I think this is the first year since I started tracking the number and titles of books where I won’t be hitting the magical 100. Last year I barely hit 100, but the year before I was at 108. Realistically, there is no reason why I shouldn’t be there, but it took me entirely way too long to get through Great Expectations. I have 14 books to read before January 1st, and with the holidays, the wedding, and the honeymoon, I think it just won’t happen, but I am going to try.

Here’s to a great week of reading ahead of me.

Saturday, November 21, 2009

Book 11: The Bluest Eye.

For book #11, I wanted to read another author who I feel like I should have read sometimes in my English career.

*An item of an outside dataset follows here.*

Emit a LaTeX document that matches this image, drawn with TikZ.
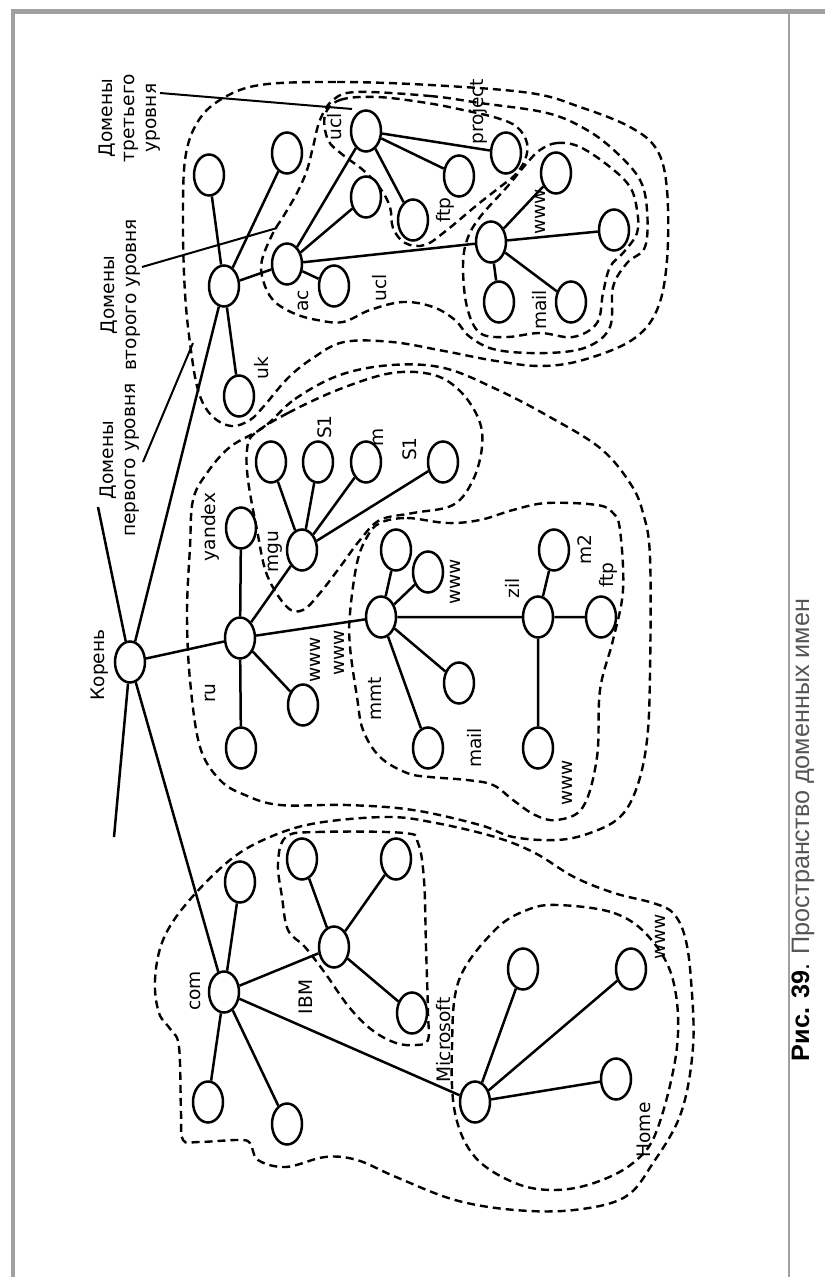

Then I noticed that I had quite a few books by Toni Morrison on my list. Somehow, just like Dickens, I got through my bachelor’s in English without reading any of her work.

Amazing.

I know that she is well-respected and her work has won numerous awards. She is also one of the more “modern” writers on my list and after Dickens, well; I need something a little livelier and less ridiculous in regards to length.

So, it is with this in mind that I am choosing The Bluest Eye as Book #11.